Joseph Gillott was a wealthy Birmingham steel pen maker and art patron, the son of a workman in the cutlery trade. Gillott married Maria Mitchell, a sister of John and William Mitchell, the steel pen makers and he himself began the manufacture of such pens about 1830. In 1831, after experimenting with a way to speed up the process, Gillott registered his first patent for the manufacture of pens. His pens achieved world fame and his business rapidly increased.
Gillott began to buy paintings from an early age and his collection, housed in his homes in Westbourne Road, Edgbaston and at Great Stanmore near London, contained many gems of English art. Its great strength lay in paintings by J.M.W. Turner and William Etty, the latter being a special friend of the collector. Gillott appreciated Turner's talents before they had been generally recognised and purchased his paintings when others doubted their worth.

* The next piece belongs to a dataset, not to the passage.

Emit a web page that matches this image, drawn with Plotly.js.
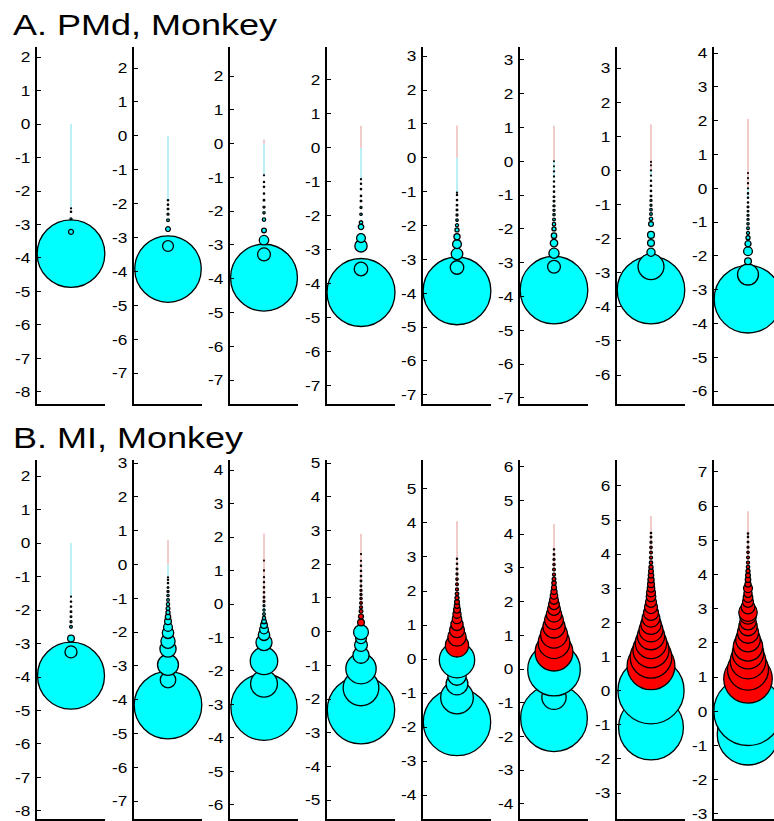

The collection was also very rich in the work of Richard Wilson, sixteen of whose paintings he owned over his lifetime, including those listed below, and of John Linnell, David Roberts and others.
These were dispersed in a six-day sale at Christie's, 19,20,26 & 27 April and 3 & 4 May 1872. Fourteen Wilsons were included in Day 3, lots 226-239.

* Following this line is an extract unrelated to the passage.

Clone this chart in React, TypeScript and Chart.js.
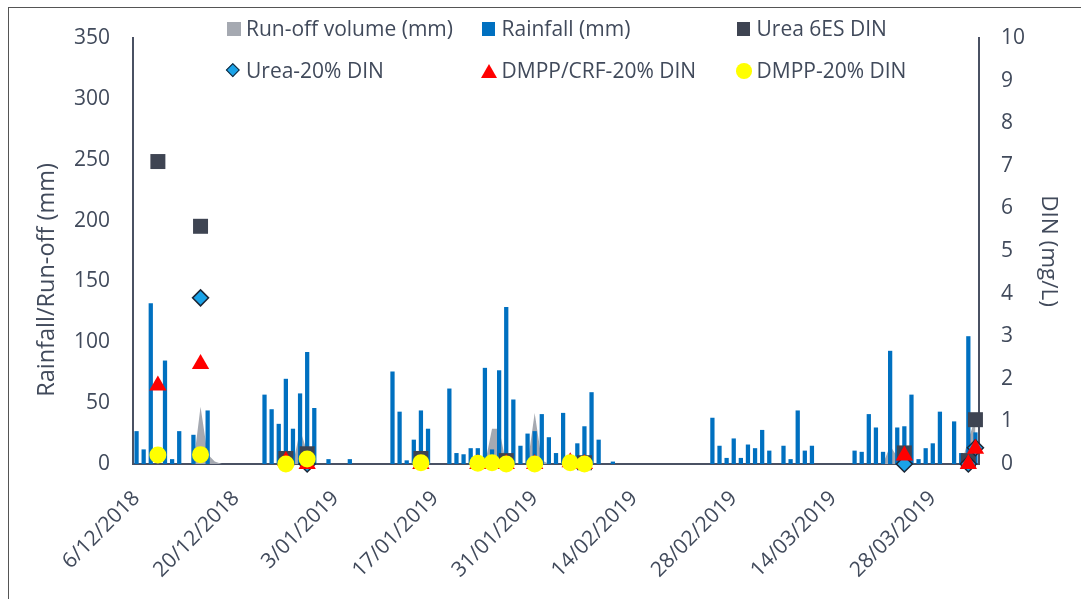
import React, { useEffect, useRef } from 'react';
import { Chart, registerables } from 'chart.js';

Chart.register(...registerables);

// ---------- categories (one per day, 6/12/2018 .. 3/04/2019) ----------
const START_Y = 2018;
const START_M = 11; // December (0-based)
const START_D = 6;
const NUM_DAYS = 119;
const TICK_EVERY = 14;
const categories: string[] = Array.from({ length: NUM_DAYS }, (_, i) => {
  const d = new Date(START_Y, START_M, START_D + i);
  return `${d.getDate()}/${String(d.getMonth() + 1).padStart(2, '0')}/${d.getFullYear()}`;
});

// ---------- Rainfall (mm): day index -> value ----------
const rainDays = [0, 1, 2, 4, 5, 6, 8, 10, 18, 19, 20, 21, 22, 23, 24, 25, 27, 30, 36, 37, 38, 39, 40, 41, 44, 45, 46, 47, 48, 49, 50, 51, 52, 53, 54, 55, 56, 57, 58, 59, 60, 62, 63, 64, 65, 67, 81, 82, 83, 84, 85, 86, 87, 88, 89, 91, 92, 93, 94, 95, 101, 102, 103, 104, 105, 106, 107, 108, 109, 110, 111, 112, 113, 115, 116, 117, 118];
const rainMm = [27, 12, 132, 85, 4, 27, 24, 44, 57, 45, 33, 70, 29, 58, 92, 46, 4, 4, 76, 43, 3, 20, 44, 29, 62, 9, 8, 13, 13, 79, 12, 77, 129, 53, 15, 25, 27, 41, 22, 9, 42, 17, 31, 59, 20, 2, 38, 15, 5, 21, 5, 16, 13, 28, 11, 15, 4, 44, 11, 15, 11, 10, 41, 30, 10, 93, 30, 31, 57, 4, 13, 17, 43, 35, 9, 105, 26];

// ---------- Run-off volume (mm): nonzero days ----------
const runoffDays = [9, 10, 11, 23, 24, 50, 51, 56, 57, 63, 106, 107, 117, 118];
const runoffMm = [47, 8, 2, 28, 10, 29, 29, 42, 3, 10, 15, 6, 20, 38];

// ---------- DIN (mg/L) ----------
const urea6esDays = [3, 9, 21, 24, 40, 52, 63, 108, 117, 118];
const urea6esDin = [7.1, 5.58, 0.13, 0.24, 0.13, 0.08, 0.03, 0.26, 0.08, 1.04];

const urea20Days = [9, 24, 108, 117, 118];
const urea20Din = [3.9, 0, 0, 0, 0.38];

const dmppCrfDays = [3, 9, 21, 24, 40, 48, 52, 56, 61, 63, 108, 117, 118];
const dmppCrfDin = [1.84, 2.35, 0.07, 0, 0, 0, 0, 0, 0.04, 0, 0.2, 0, 0.36];

const dmpp20Days = [3, 9, 21, 24, 40, 48, 50, 52, 56, 61, 63];
const dmpp20Din = [0.21, 0.22, 0, 0.12, 0.03, 0.02, 0.03, 0, 0, 0.03, 0];

const toSeries = (days: number[], vals: number[], fill: number | null) => {
  const arr: (number | null)[] = new Array(NUM_DAYS).fill(fill);
  days.forEach((d, i) => { arr[d] = vals[i]; });
  return arr;
};

const FONT = 'Open Sans';
const TEXT = '#414A5B';
const AXIS = '#4A5163';
const C_RUNOFF = '#A5A9B1';
const C_RAIN = '#0070C0';
const C_UREA6 = '#3E4452';
const C_UREA20 = '#1AA3E8';
const C_CRF = '#FF0000';
const C_DMPP = '#FFFF00';

export default function App() {
  const ref = useRef<HTMLCanvasElement>(null);

  useEffect(() => {
    const canvas = ref.current;
    if (!canvas) return;
    const tickFont = { family: FONT, size: 21 };
    const chart = new Chart(canvas, {
      type: 'bar',
      data: {
        labels: categories,
        datasets: [
          {
            type: 'line',
            label: 'Urea 6ES DIN',
            data: toSeries(urea6esDays, urea6esDin, null),
            showLine: false,
            pointStyle: 'rect',
            pointRadius: 10.6,
            pointBackgroundColor: C_UREA6,
            pointBorderWidth: 0,
            backgroundColor: C_UREA6,
            borderColor: C_UREA6,
            yAxisID: 'y1',
            clip: false,
            order: 4,
          } as any,
          {
            type: 'line',
            label: 'Urea-20% DIN',
            data: toSeries(urea20Days, urea20Din, null),
            showLine: false,
            pointStyle: 'rectRot',
            pointRadius: 8,
            pointBackgroundColor: C_UREA20,
            pointBorderColor: '#1B2535',
            pointBorderWidth: 1.5,
            backgroundColor: C_UREA20,
            borderColor: '#1B2535',
            yAxisID: 'y1',
            clip: false,
            order: 3,
          } as any,
          {
            type: 'line',
            label: 'DMPP/CRF-20% DIN',
            data: toSeries(dmppCrfDays, dmppCrfDin, null),
            showLine: false,
            pointStyle: 'triangle',
            pointRadius: 10,
            pointBackgroundColor: C_CRF,
            pointBorderWidth: 0,
            backgroundColor: C_CRF,
            borderColor: C_CRF,
            yAxisID: 'y1',
            clip: false,
            order: 2,
          } as any,
          {
            type: 'line',
            label: 'DMPP-20% DIN',
            data: toSeries(dmpp20Days, dmpp20Din, null),
            showLine: false,
            pointStyle: 'circle',
            pointRadius: 8.5,
            pointBackgroundColor: C_DMPP,
            pointBorderWidth: 0,
            backgroundColor: C_DMPP,
            borderColor: C_DMPP,
            yAxisID: 'y1',
            clip: false,
            order: 1,
          } as any,
          {
            type: 'bar',
            label: 'Rainfall (mm)',
            data: toSeries(rainDays, rainMm, null),
            backgroundColor: C_RAIN,
            barPercentage: 0.6,
            categoryPercentage: 1,
            yAxisID: 'y',
            order: 10,
          } as any,
          {
            type: 'line',
            label: 'Run-off volume (mm)',
            data: toSeries(runoffDays, runoffMm, 0),
            fill: 'origin',
            backgroundColor: C_RUNOFF,
            borderWidth: 0,
            pointRadius: 0,
            tension: 0,
            yAxisID: 'y',
            order: 20,
          } as any,
        ],
      },
      options: {
        responsive: false,
        animation: false,
        layout: { padding: { top: 30, left: 0, right: 0, bottom: 0 } },
        plugins: {
          legend: { display: false },
          tooltip: { enabled: false },
        },
        scales: {
          x: {
            type: 'category',
            offset: true,
            grid: { display: false, drawTicks: true, tickLength: 22 },
            border: { display: true, color: AXIS, width: 2 },
            ticks: {
              autoSkip: false,
              maxRotation: 45,
              minRotation: 45,
              padding: 0,
              color: TEXT,
              font: tickFont,
              callback: (_v: any, i: number) => (i % TICK_EVERY === 0 ? categories[i] : ''),
            },
            afterFit: (s: any) => { s.height = 134; },
          },
          y: {
            position: 'left',
            min: 0,
            max: 350,
            grid: { display: false, drawTicks: true, tickLength: 23 },
            border: { display: true, color: AXIS, width: 2 },
            ticks: { stepSize: 50, padding: 0, color: TEXT, font: tickFont },
            afterFit: (s: any) => { s.width = 124; },
          },
          y1: {
            position: 'right',
            min: 0,
            max: 10,
            grid: { display: false, drawTicks: true, tickLength: 22 },
            border: { display: true, color: AXIS, width: 2 },
            ticks: { stepSize: 1, padding: 0, color: TEXT, font: tickFont },
            title: {
              display: true,
              text: 'DIN (mg/L)',
              color: TEXT,
              font: { family: FONT, size: 22.5 },
              padding: { top: 19, bottom: 0 },
            },
            afterFit: (s: any) => { s.width = 102; },
          },
        },
      } as any,
    });
    return () => chart.destroy();
  }, []);

  const legendText: React.CSSProperties = {
    position: 'absolute',
    fontFamily: FONT,
    fontSize: 21,
    lineHeight: '24px',
    color: TEXT,
    whiteSpace: 'nowrap',
  };
  const sq = (x: number, y: number, c: string): React.CSSProperties => ({
    position: 'absolute', left: x, top: y, width: 13.5, height: 13.5, background: c,
  });

  return (
    <div
      style={{
        position: 'absolute',
        left: 8,
        top: 7,
        width: 1072,
        height: 591,
        borderTop: '1px solid #555',
        borderLeft: '1px solid #555',
        overflow: 'hidden',
        background: '#fff',
      }}
    >
      <canvas ref={ref} width={1072} height={590} style={{ display: 'block' }} />
      {/* left axis title */}
      <div
        style={{
          position: 'absolute',
          left: -114.5,
          top: 257,
          width: 300,
          height: 30,
          lineHeight: '30px',
          textAlign: 'center',
          fontFamily: FONT,
          fontSize: 23.5,
          color: TEXT,
          whiteSpace: 'nowrap',
          transform: 'rotate(-90deg)',
        }}
      >
        Rainfall/Run-off (mm)
      </div>
      {/* legend row 1 */}
      <div style={sq(218, 14, C_RUNOFF)} />
      <div style={{ ...legendText, left: 237, top: 8 }}>Run-off volume (mm)</div>
      <div style={sq(472.5, 14, C_RAIN)} />
      <div style={{ ...legendText, left: 492.5, top: 8 }}>Rainfall (mm)</div>
      <div style={sq(727.5, 14, C_UREA6)} />
      <div style={{ ...legendText, left: 747.5, top: 8 }}>Urea 6ES DIN</div>
      {/* legend row 2 */}
      <div
        style={{
          position: 'absolute', left: 218.7, top: 57.2, width: 7.6, height: 7.6,
          background: C_UREA20, border: '1.5px solid #1B2535', transform: 'rotate(45deg)',
        }}
      />
      <div style={{ ...legendText, left: 237, top: 50 }}>Urea-20% DIN</div>
      <svg style={{ position: 'absolute', left: 471.7, top: 56 }} width={16} height={14}>
        <polygon points="8,0 16,14 0,14" fill={C_CRF} />
      </svg>
      <div style={{ ...legendText, left: 492.5, top: 50 }}>DMPP/CRF-20% DIN</div>
      <div
        style={{
          position: 'absolute', left: 727, top: 55.3, width: 15.7, height: 15.7,
          borderRadius: '50%', background: C_DMPP,
        }}
      />
      <div style={{ ...legendText, left: 747.5, top: 50 }}>DMPP-20% DIN</div>
    </div>
  );
}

P109 Kew Gardens: The Pagoda and Palladian Bridge, Yale Center for British Art, Paul Mellon Collection
P130 Cilgerran Castle Magdalen College, Oxford;
P142C Tivoli: Temple of the Sibyl and the Campagna , Museum of Fine Arts, Boston, Massacusetts;
P163 Meleager and Atalanta , Tate;
P179B The Valley of the Mawddach, with Cader Idris beyond, Manchester City Galleries.